Feeling confident of her chances in the Republican primary, Bedsole says she prematurely directed her campaign towards the general public. In a runoff election, she lost the Republican primary to the eventual governor, Fob James.
“It just broke my heart,” she says.
A Footprint
In 2007, Rep. Jo Bonner stood on the floor of the U.S. House of Representatives, inspired by the recent dedication of the Ann Smith Bedsole Library at ASMS.
“To say [Bedsole] has been a political pioneer, as well as personal inspiration to many of us, would be a considerable understatement,” Bonner said. “Madam Speaker, Ann Bedsole has spent practically her entire adult life giving to others, and I ask my colleagues to join with me in thanking her for her commitment to so many wonderful missions.”
It’s easy to wonder what has inspired her life of achievement and service — president of the ASMS Foundation Board of Directors, trustee of Spring Hill College and Huntingdon College, founder of Mobile Historic Homes Tours, Mobilian of the Year, Philanthropist of the Year, three honorary doctorates, induction into the Alabama Academy of Honor and current chairman of the Sybil Smith Foundation, named after her mother. These days, most of Bedsole’s time and energy are focused on establishing an endowment fund for the Sybil Smith Family Village, a transitional housing program and facility at the Dumas Wesley Community Center for homeless women with children.

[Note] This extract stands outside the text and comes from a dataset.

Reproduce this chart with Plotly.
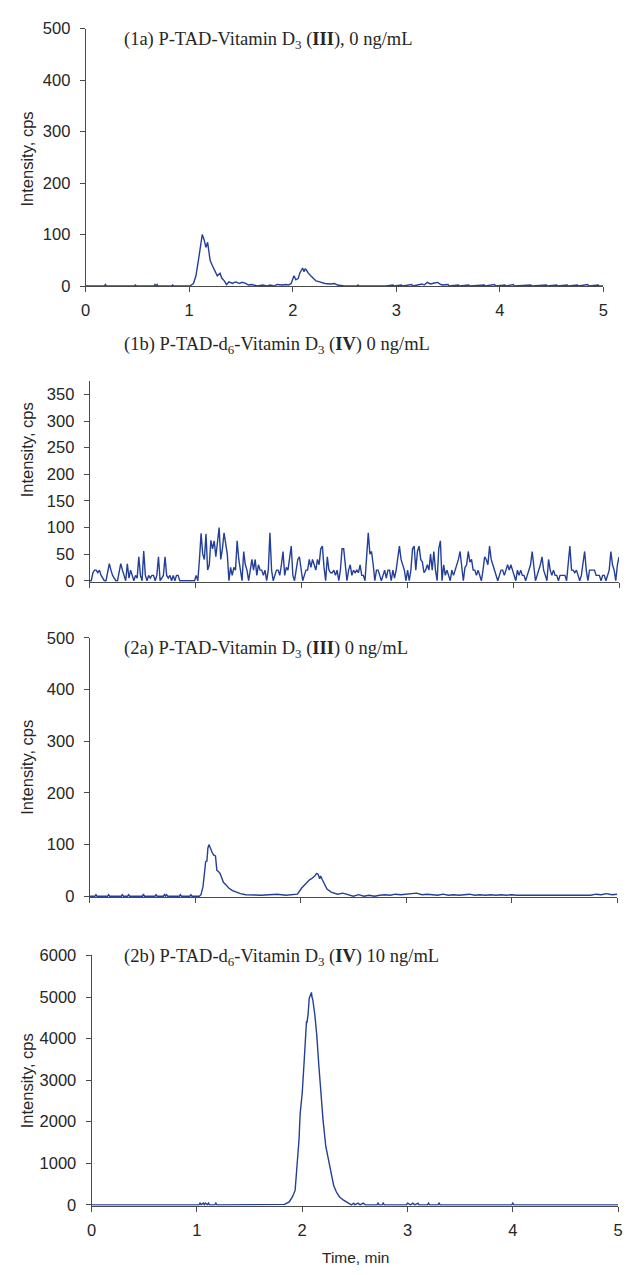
import numpy as np
import plotly.graph_objects as go

W, H = 627, 1275

# ---------------- data ----------------
# (1a) P-TAD-Vitamin D3 (III), 0 ng/mL
t_1a = [0, 0.18, 0.19, 0.20, 0.21, 0.47, 0.48, 0.49, 0.66, 0.67, 0.68, 0.69, 0.70, 0.71,
        0.83, 0.84, 0.85, 1.00, 1.006, 1.041, 1.065, 1.085, 1.102, 1.116, 1.126, 1.135,
        1.144, 1.161, 1.170, 1.178, 1.188, 1.202, 1.223, 1.247, 1.271, 1.298, 1.315, 1.339,
        1.360, 1.384, 1.400, 1.418, 1.435, 1.453, 1.470, 1.487, 1.505, 1.521, 1.545, 1.560,
        1.573, 1.607, 1.659, 1.710, 1.750, 1.779, 1.820, 1.848, 1.900, 1.933, 1.960, 1.985,
        2.000, 2.012, 2.030, 2.054, 2.068, 2.081, 2.095, 2.109, 2.120, 2.129, 2.150, 2.174,
        2.198, 2.225, 2.260, 2.311, 2.363, 2.404, 2.431, 2.500, 2.620, 2.630, 2.640, 2.900,
        2.970, 2.980, 3.050, 3.060, 3.150, 3.160, 3.250, 3.270, 3.300, 3.330, 3.370, 3.400,
        3.430, 3.450, 3.500, 3.510, 3.600, 3.610, 3.700, 3.710, 3.850, 3.860, 3.950, 3.960,
        4.050, 4.060, 4.130, 4.140, 4.300, 4.310, 4.450, 4.460, 4.550, 4.560, 4.650, 4.660,
        4.750, 4.760, 4.850, 4.860, 4.950, 4.960, 5.0]
i_1a = [0, 0, 3, 0, 0, 0, 2, 0, 0, 3, 0, 3, 0, 0,
        0, 2, 0, 0, 0, 5, 20, 45, 70, 85, 100, 95,
        90, 75, 80, 85, 70, 50, 40, 30, 20, 25, 15, 10,
        3, 8, 6, 5, 7, 8, 6, 5, 7, 7, 5, 3,
        2, 3, 0, 2, 0, 2, 0, 3, 2, 3, 2, 5,
        12, 20, 12, 15, 25, 30, 35, 28, 33, 32, 25, 20,
        15, 10, 8, 5, 4, 5, 2, 0, 0, 2, 0, 0,
        2, 0, 2, 0, 3, 0, 4, 2, 7, 4, 6, 7,
        3, 2, 3, 0, 2, 0, 2, 0, 2, 0, 3, 0,
        2, 0, 3, 0, 2, 0, 2, 0, 2, 0, 2, 0,
        2, 0, 3, 0, 2, 0, 0]

# (1b) P-TAD-d6-Vitamin D3 (IV) 0 ng/mL  (uniformly sampled 0-5 min)
i_1b = [0, 0, 15, 20, 20, 15, 20, 10, 5, 0, 0, 15, 32, 20, 10, 5, 0, 0, 15, 32,
        20, 10, 0, 32, 5, 20, 10, 0, 10, 5, 45, 10, 0, 56, 10, 0, 10, 5, 10, 10,
        0, 10, 45, 0, 5, 10, 45, 10, 5, 10, 0, 10, 0, 10, 10, 0, 0, 0, 0, 0,
        0, 0, 0, 0, 0, 10, 0, 40, 89, 50, 40, 88, 20, 30, 76, 60, 75, 45, 75, 100,
        40, 60, 90, 65, 50, 0, 25, 10, 25, 20, 75, 40, 20, 0, 55, 30, 20, 0, 20, 40,
        20, 40, 10, 30, 20, 20, 10, 20, 0, 20, 90, 20, 0, 10, 20, 20, 10, 30, 55, 10,
        25, 20, 40, 65, 10, 0, 20, 40, 45, 25, 0, 10, 20, 20, 40, 25, 40, 30, 20, 40,
        30, 60, 65, 25, 0, 45, 20, 15, 15, 20, 10, 20, 0, 20, 60, 60, 25, 0, 20, 30,
        10, 20, 15, 20, 15, 30, 10, 10, 0, 40, 90, 50, 55, 30, 0, 20, 20, 10, 0, 10,
        20, 5, 20, 20, 0, 20, 5, 20, 40, 65, 40, 30, 20, 0, 20, 0, 20, 60, 65, 20,
        55, 65, 40, 35, 15, 20, 30, 20, 50, 20, 55, 20, 0, 60, 75, 0, 30, 10, 20, 10,
        0, 20, 10, 20, 30, 40, 55, 20, 0, 25, 30, 55, 35, 40, 20, 20, 10, 20, 10, 0,
        20, 45, 40, 30, 65, 40, 30, 20, 10, 0, 10, 20, 20, 10, 20, 30, 20, 30, 20, 10,
        0, 20, 10, 20, 10, 10, 0, 10, 20, 30, 55, 20, 0, 10, 20, 30, 45, 20, 10, 0,
        40, 20, 10, 20, 10, 10, 0, 10, 10, 10, 10, 0, 30, 65, 20, 20, 15, 20, 10, 0,
        10, 30, 55, 20, 0, 20, 20, 20, 20, 10, 10, 10, 0, 10, 10, 0, 10, 20, 55, 30,
        20, 0, 30, 45]
t_1b = np.linspace(0, 5, len(i_1b))

# (2a) P-TAD-Vitamin D3 (III) 0 ng/mL
t_2a = [0, 0.05, 0.06, 0.07, 0.17, 0.18, 0.19, 0.30, 0.31, 0.32, 0.36, 0.37, 0.38,
        0.50, 0.51, 0.52, 0.62, 0.63, 0.64, 0.70, 0.71, 0.72, 0.73, 0.74, 0.85, 0.86,
        0.87, 0.95, 0.96, 0.97, 1.04, 1.056, 1.075, 1.090, 1.100, 1.112, 1.121, 1.131,
        1.143, 1.159, 1.174, 1.193, 1.206, 1.221, 1.237, 1.255, 1.268, 1.293, 1.318,
        1.355, 1.390, 1.430, 1.480, 1.550, 1.630, 1.700, 1.780, 1.860, 1.930, 1.970,
        2.010, 2.056, 2.080, 2.103, 2.134, 2.150, 2.165, 2.181, 2.190, 2.206, 2.234,
        2.250, 2.290, 2.350, 2.400, 2.460, 2.50, 2.55, 2.60, 2.65, 2.70, 2.75, 2.80,
        2.85, 2.90, 2.95, 3.00, 3.05, 3.10, 3.15, 3.20, 3.25, 3.30, 3.35, 3.40, 3.45,
        3.50, 3.55, 3.60, 3.65, 3.70, 3.75, 3.80, 3.85, 3.90, 3.95, 4.00, 4.05, 4.10,
        4.15, 4.20, 4.25, 4.30, 4.35, 4.40, 4.45, 4.50, 4.55, 4.60, 4.65, 4.70, 4.75,
        4.80, 4.85, 4.90, 4.95, 5.00]
i_2a = [0, 0, 3, 0, 0, 3, 0, 0, 3, 0, 0, 3, 0,
        0, 4, 0, 0, 3, 0, 0, 4, 0, 3, 0, 0, 3,
        0, 0, 3, 0, 0, 3, 19, 44, 67, 68, 93, 100,
        93, 86, 80, 78, 50, 48, 44, 34, 27, 22, 16,
        11, 8, 5, 3, 2, 2, 3, 4, 2, 3, 4,
        16, 27, 31, 34, 39, 44, 43, 34, 39, 32, 22,
        14, 8, 4, 6, 2, 0, 3, 0, 2, 0, 2, 3,
        2, 4, 3, 4, 5, 6, 3, 4, 3, 2, 4, 2, 3,
        2, 3, 4, 2, 3, 2, 3, 2, 3, 2, 3, 2, 2,
        3, 2, 3, 2, 3, 2, 3, 3, 2, 3, 2, 3, 2,
        4, 3, 5, 3, 4]

# (2b) P-TAD-d6-Vitamin D3 (IV) 10 ng/mL
t_2b = [0, 1.02, 1.03, 1.04, 1.06, 1.07, 1.08, 1.10, 1.11, 1.12, 1.17, 1.18, 1.19, 1.20,
        1.82, 1.832, 1.877, 1.907, 1.933, 1.944, 1.955, 1.970, 1.981, 2.000, 2.019, 2.030,
        2.041, 2.045, 2.056, 2.067, 2.078, 2.083, 2.088, 2.093, 2.101, 2.120, 2.138, 2.157,
        2.176, 2.198, 2.224, 2.250, 2.273, 2.299, 2.325, 2.355, 2.393, 2.430, 2.450, 2.467,
        2.490, 2.500, 2.530, 2.550, 2.580, 2.600, 2.710, 2.720, 2.730, 2.760, 2.770, 2.780,
        2.990, 3.000, 3.030, 3.050, 3.070, 3.100, 3.110, 3.120, 3.190, 3.200, 3.210, 3.290,
        3.300, 3.310, 3.990, 4.000, 4.010, 5.0]
i_2b = [0, 0, 40, 0, 40, 0, 40, 0, 40, 0, 0, 40, 0, 0,
        0, 10, 70, 190, 347, 703, 1098, 1572, 2204, 2678, 3468, 4022,
        4417, 4380, 4574, 4970, 5060, 5090, 5110, 5000, 4930, 4574, 4100, 3389,
        2718, 2045, 1414, 1098, 782, 466, 308, 190, 111, 47, 30, 0,
        40, 0, 40, 0, 40, 0, 0, 40, 0, 0, 40, 0,
        0, 40, 0, 40, 0, 40, 0, 0, 0, 40, 0, 0,
        40, 0, 0, 40, 0, 0]

titles = [
    "(1a) P-TAD-Vitamin D<sub>3</sub> (<b>III</b>), 0 ng/mL",
    "(1b) P-TAD-d<sub>6</sub>-Vitamin D<sub>3</sub> (<b>IV</b>) 0 ng/mL",
    "(2a) P-TAD-Vitamin D<sub>3</sub> (<b>III</b>) 0 ng/mL",
    "(2b) P-TAD-d<sub>6</sub>-Vitamin D<sub>3</sub> (<b>IV</b>) 10 ng/mL",
]
x_ticks = [0, 1, 2, 3, 4, 5]
y_label = "Intensity, cps"
x_label = "Time, min"

# ---------------- layout helpers ----------------
LINE = "#233f98"
AX = "#4a4a4a"
TXT = "#262626"
SANS = "Liberation Sans, Arial, sans-serif"
SERIF = "Liberation Serif, Times New Roman, serif"


def px_x(p):
    return p / W


def px_y(p):
    return 1 - p / H


panels = [
    dict(x0=82, x1=608, yb=281, yt=20, yr=[0, 500], dt=100, xl=True, layer="above traces"),
    dict(x0=86, x1=624, yb=581, yt=377, yr=[-2, 376], dt=50, xl=False, layer="below traces"),
    dict(x0=86, x1=622, yb=901, yt=638, yr=[-2, 500], dt=100, xl=False, layer="below traces"),
    dict(x0=88, x1=623, yb=1214, yt=960, yr=[-25, 6000], dt=1000, xl=True, layer="below traces"),
]
title_y = [32, 341, 650, 962]
ylabel_y = [152, 447, 769, 1087]

data = [(t_1a, i_1a), (t_1b, i_1b), (t_2a, i_2a), (t_2b, i_2b)]

fig = go.Figure()
layout = dict(
    width=W, height=H, margin=dict(l=0, r=0, t=0, b=0),
    paper_bgcolor="white", plot_bgcolor="white", showlegend=False,
    font=dict(family=SANS, size=16.5, color=TXT),
)
annotations = []
for k, (p, (tt, ii)) in enumerate(zip(panels, data), start=1):
    xa = "x" if k == 1 else f"x{k}"
    ya = "y" if k == 1 else f"y{k}"
    fig.add_trace(go.Scatter(x=list(tt), y=list(ii), mode="lines", xaxis=xa, yaxis=ya,
                             line=dict(color=LINE, width=1.4), hoverinfo="skip"))
    xkey = "xaxis" if k == 1 else f"xaxis{k}"
    ykey = "yaxis" if k == 1 else f"yaxis{k}"
    layout[xkey] = dict(
        domain=[px_x(p["x0"]), px_x(p["x1"])], anchor=ya, range=[0, 5],
        tickvals=x_ticks, showticklabels=p["xl"], ticks="outside", ticklen=5,
        tickcolor=AX, showline=True, linecolor=AX, linewidth=1, showgrid=False,
        zeroline=False, layer=p["layer"], tickfont=dict(size=16.5, color=TXT),
        ticklabelstandoff=4, fixedrange=True,
    )
    layout[ykey] = dict(
        domain=[px_y(p["yb"]), px_y(p["yt"])], anchor=xa, range=p["yr"],
        tick0=0, dtick=p["dt"], ticks="outside", ticklen=5, tickcolor=AX,
        showline=True, linecolor=AX, linewidth=1, showgrid=False, zeroline=False,
        layer=p["layer"], tickfont=dict(size=16.5, color=TXT), ticklabelstandoff=6,
        fixedrange=True,
    )
    annotations.append(dict(
        text=titles[k - 1], xref="paper", yref="paper", x=px_x(119), y=px_y(title_y[k - 1]),
        xanchor="left", yanchor="middle", showarrow=False,
        font=dict(family=SERIF, size=18.5, color=TXT),
    ))
    annotations.append(dict(
        text=y_label, xref="paper", yref="paper", x=px_x(22), y=px_y(ylabel_y[k - 1]),
        xanchor="center", yanchor="middle", textangle=-90, showarrow=False,
        font=dict(family=SANS, size=16.5, color=TXT),
    ))

annotations.append(dict(
    text=x_label, xref="paper", yref="paper", x=px_x(356), y=px_y(1266),
    xanchor="center", yanchor="middle", showarrow=False,
    font=dict(family=SANS, size=15.5, color=TXT),
))

layout["annotations"] = annotations
fig.update_layout(**layout)
fig.write_html("out.html", config={"displayModeBar": False})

“I think it’s my father. He always said, ‘Don’t go through this life and not leave something. Don’t forget to leave your footprint.’”
Bedsole’s footprint is large: three children, seven grandchildren, one great-grandchild and a legacy that will reverberate for generations of Alabamians.
“Mobilians don’t need to remember my name,” she says. “Just take care of these things I’m leaving here.”